Sikap semacam itu seringkali diamini dan dilakukan juga oleh banyak para tokoh intelektual dan cendekiawan tersohor. Biasanya bersamaan dengan mereka mengucapkan kata “rakyat”, mereka bersikap; jika mereka sunni maka seolah-seolah syiah tidak termasuk sebagai rakyat, jika mereka heteroseksual maka LGBT seolah-olah tidak termasuk sebagai rakyat. Tentu banyak persoalan serupa kalau mau kita sebutkan satu per satu.
Fakta bahwa adanya stigma terhadap seorang yang memilih menjadi seorang penganut Syiah dan LGBT tidak bisa ditutup-tutupi. Bahkan acapkali dibumbui dengan diskriminasi, perundungan, persekusi, bahkan dicap sebagai penyakit yang berbahaya. Sehingga mereka menjadi semakin tersisih di tanah airnya sendiri. Padahal kita tahu, persoalan semacam itu adalah persoalan hak atas keyakinan dan ketubuhan yang letaknya sangat pribadi dan dilindungi oleh konstitusi. Pada sebuah kasus seorang transpuan terpaksa harus menikahi perempuan–—–dalam sebuah pernikahan temporer–––hanya sekadar untuk menghindari stigma buruk dari keluarga dan masyarakat. Bukankah keabaian kita terhadap persoalan ini akan terus menumbuhkan persoalan-persoalan baru?.

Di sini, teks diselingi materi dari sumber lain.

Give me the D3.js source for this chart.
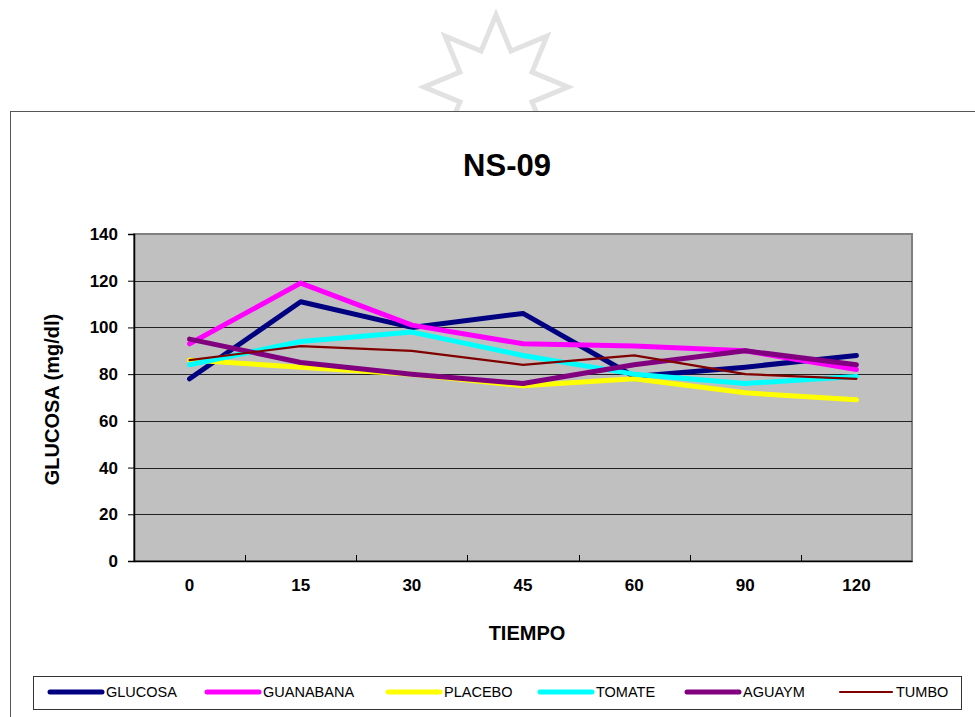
<!DOCTYPE html>
<html>
<head>
<meta charset="utf-8">
<script src="https://cdn.jsdelivr.net/npm/d3@7"></script>
<style>
  body { margin: 0; background: #fff; }
  svg { display: block; font-family: Arial, "Liberation Sans", sans-serif; }
</style>
</head>
<body>
<div id="chart"></div>
<script>
// data
const tiempos = ["0", "15", "30", "45", "60", "90", "120"];
const glucosa = [78, 111, 100, 106, 79, 83, 88];
const guanabana = [93, 119, 101, 93, 92, 90, 82];
const placebo = [86, 83, 80, 75, 78, 72, 69];
const tomate = [84, 94, 98, 88, 80, 76, 79];
const aguaym = [95, 85, 80, 76, 84, 90, 84];
const tumbo = [86, 92, 90, 84, 88, 80, 78];
const yTicks = [0, 20, 40, 60, 80, 100, 120, 140];

const series = [
  {name: "GLUCOSA", values: glucosa, color: "#000080", w: 5},
  {name: "GUANABANA", values: guanabana, color: "#ff00ff", w: 5},
  {name: "PLACEBO", values: placebo, color: "#ffff00", w: 5},
  {name: "TOMATE", values: tomate, color: "#00ffff", w: 5},
  {name: "AGUAYM", values: aguaym, color: "#800080", w: 5},
  {name: "TUMBO", values: tumbo, color: "#800000", w: 2.2}
];

const width = 975, height = 717;
const plot = {left: 134, right: 912, top: 234, bottom: 561};

const svg = d3.select("#chart").append("svg")
  .attr("width", width)
  .attr("height", height);

// background star behind the chart
const star = [];
const cx = 496, cy = 87, R = 72, r = 39;
for (let i = 0; i < 16; i++) {
  const a = -Math.PI / 2 + i * Math.PI / 8;
  const rad = i % 2 === 0 ? R : r;
  star.push([cx + rad * Math.cos(a), cy + rad * Math.sin(a)]);
}
svg.append("polygon")
  .attr("points", star.map(p => p.join(",")).join(" "))
  .attr("fill", "none")
  .attr("stroke", "#e2e2e2")
  .attr("stroke-width", 5);

// chart frame
svg.append("rect")
  .attr("x", 10.5).attr("y", 111.5)
  .attr("width", 980).attr("height", 620)
  .attr("fill", "#fff")
  .attr("stroke", "#555")
  .attr("stroke-width", 1);

svg.append("text")
  .attr("x", 507).attr("y", 176)
  .attr("text-anchor", "middle")
  .style("font-size", "31px")
  .style("font-weight", "bold")
  .text("NS-09");

const x = d3.scaleBand()
  .domain(tiempos)
  .range([plot.left, plot.right]);

const y = d3.scaleLinear()
  .domain([0, 140])
  .range([plot.bottom, plot.top]);

// plot area
svg.append("rect")
  .attr("x", plot.left).attr("y", plot.top)
  .attr("width", plot.right - plot.left)
  .attr("height", plot.bottom - plot.top)
  .attr("fill", "#c0c0c0")
  .attr("stroke", "#808080")
  .attr("stroke-width", 2);

// gridlines
svg.append("g")
  .selectAll("line")
  .data(yTicks.filter(d => d > 0 && d < 140))
  .join("line")
    .attr("x1", plot.left).attr("x2", plot.right)
    .attr("y1", d => Math.round(y(d)) + 0.5)
    .attr("y2", d => Math.round(y(d)) + 0.5)
    .attr("stroke", "#222")
    .attr("stroke-width", 1);

// y axis
const yAxis = svg.append("g")
  .attr("transform", `translate(${plot.left},0)`)
  .call(d3.axisLeft(y).tickValues(yTicks).tickSize(6).tickPadding(10));
yAxis.select(".domain").attr("stroke", "#000").attr("stroke-width", 1.5);
yAxis.selectAll(".tick line").attr("stroke", "#000");
yAxis.selectAll("text")
  .style("font-size", "17px")
  .style("font-weight", "bold")
  .style("font-family", "Arial, 'Liberation Sans', sans-serif");

// x axis
const xAxis = svg.append("g")
  .attr("transform", `translate(0,${plot.bottom})`)
  .call(d3.axisBottom(x).tickSize(0).tickPadding(18));
xAxis.select(".domain").attr("stroke", "#000").attr("stroke-width", 1.5);
xAxis.selectAll("text")
  .style("font-size", "17px")
  .style("font-weight", "bold")
  .style("font-family", "Arial, 'Liberation Sans', sans-serif");

// tick marks between categories
svg.append("g")
  .selectAll("line")
  .data(tiempos.slice(1))
  .join("line")
    .attr("x1", d => Math.round(x(d)) + 0.5)
    .attr("x2", d => Math.round(x(d)) + 0.5)
    .attr("y1", plot.bottom - 6)
    .attr("y2", plot.bottom)
    .attr("stroke", "#000");

// axis titles
svg.append("text")
  .attr("transform", `translate(59,${(plot.top + plot.bottom) / 2 + 2}) rotate(-90)`)
  .attr("text-anchor", "middle")
  .style("font-size", "20px")
  .style("font-weight", "bold")
  .text("GLUCOSA (mg/dl)");

svg.append("text")
  .attr("x", 527).attr("y", 640)
  .attr("text-anchor", "middle")
  .style("font-size", "20px")
  .style("font-weight", "bold")
  .text("TIEMPO");

// lines
const line = d3.line()
  .x((d, i) => x(tiempos[i]) + x.bandwidth() / 2)
  .y(d => y(d));

svg.append("g")
  .selectAll("path")
  .data(series)
  .join("path")
    .attr("d", d => line(d.values))
    .attr("fill", "none")
    .attr("stroke", d => d.color)
    .attr("stroke-width", d => d.w)
    .attr("stroke-linecap", "round")
    .attr("stroke-linejoin", "round");

// legend
const legend = svg.append("g");
legend.append("rect")
  .attr("x", 33.5).attr("y", 676.5)
  .attr("width", 928).attr("height", 33)
  .attr("fill", "#fff")
  .attr("stroke", "#333");

const legendX = [50, 207, 388, 540, 687, 840];
const item = legend.selectAll("g")
  .data(series)
  .join("g")
    .attr("transform", (d, i) => `translate(${legendX[i]},692)`);
item.append("line")
  .attr("x1", 0).attr("x2", 52)
  .attr("stroke", d => d.color)
  .attr("stroke-width", d => d.w)
  .attr("stroke-linecap", "round");
item.append("text")
  .attr("x", 56).attr("dy", "0.36em")
  .style("font-size", "14.5px")
  .text(d => d.name);
</script>
</body>
</html>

Saya geram melihat pola sebagian besar partai politik dalam strategi penjaringan suara elektoral mereka. Partai-partai yang mengagung-agungkan kata “toleransi” dan “kebhinekaan” tidak pernah berani menyuarakan suara-suara yang sesungguhnya jauh lebih minoritas dari pada hanya sekadar agama dan etnis tertentu. Karena memang secara politik elektoral, menyuarakan keresahan penganut Syiah dan LGBT adalah langkah yang kontraproduktif dalam strategi penjaringan suara. Karena konsekuensinya adalah: partai yang berani menyuarakan keresahan Syiah dan LGBT akan menabrak tembok besar dan akan mendapatkan stigma yang sama buruknya dengan stigma yang disematkan pada Syiah dan LGBT itu sendiri. Dan tentu saja partai tersebut akan banyak kehilangan potensi suara yang bisa dijaring.

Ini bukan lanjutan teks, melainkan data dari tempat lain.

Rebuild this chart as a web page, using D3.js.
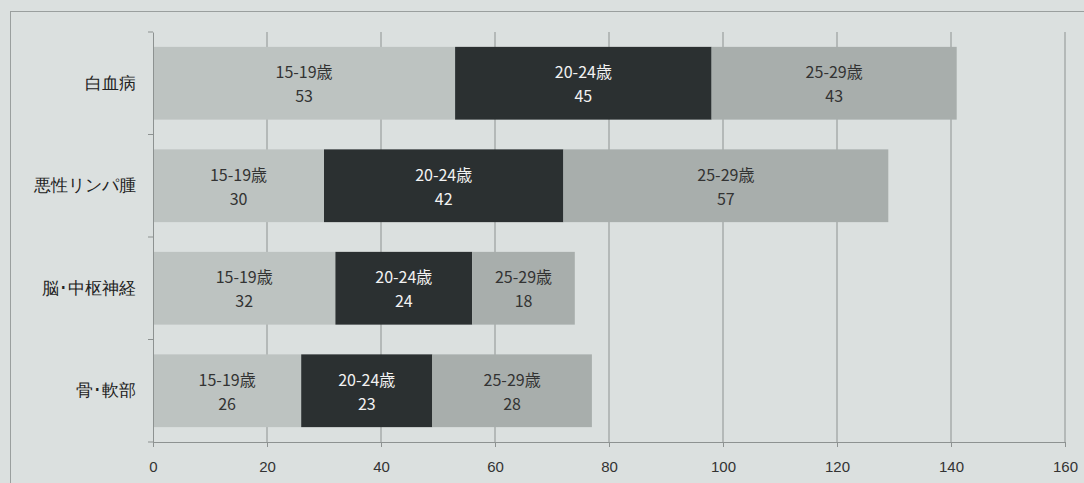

Secara berbeda Partai Rakyat berpendapat: ketika sekelompok orang bersepakat membentuk sebuah partai politik, sejak itu pula mereka dibebankan hal yang jauh lebih paradigmatik daripada hanya sekadar meraup suara elektoral sebanyak-banyaknya. Partai politik seharusnya menjadi sarana yang memberikan pendidikan kepada rakyat. Salah satu yang utama adalah pemahaman tentang nilai-nilai kebhinekaan dalam sebuah negara demokrasi.
Maka kami merasa paradigma tentang kebhinekaan yang telah cemar dengan stigma terurai diatas harus direkonstruksi secara total. Sebagai partai yang menganut kebhinekaan akut, kami menilai; penganut syiah dan seorang LGBT di Indonesia adalah juga rakyat yang harus kami perjuangkan demi pemenuhan hak-hak mereka untuk hidup tanpa stigma dan diskriminasi. Kami mengajak para intelektual, cendekiawan khususnya; sosiolog, antropolog, psikolog bersama-sama tokoh agama dan tokoh masyarakat yang memiliki khidmat dan kebijaksanaan sebagai perwakilan dari seluruh rakyat Indonesia untuk ikut mencari titik equilibrium dari persoalan ini.
Saya membayangkan suatu hari seorang Syiah tidak perlu bertaqqiyah dan seorang LGBT secara terbuka mengakui diri mereka seutuhnya dengan tenang dan aman karena; keluarga, masyarakat dan negara ikut menjamin pemenuhan atas hak hidup mereka tanpa stigma dan diskriminasi. Dan saat itulah semboyan “Bhineka Tunggal Ika” menjadi sebuah perwujudan yang rakyati, tutup Arvindo.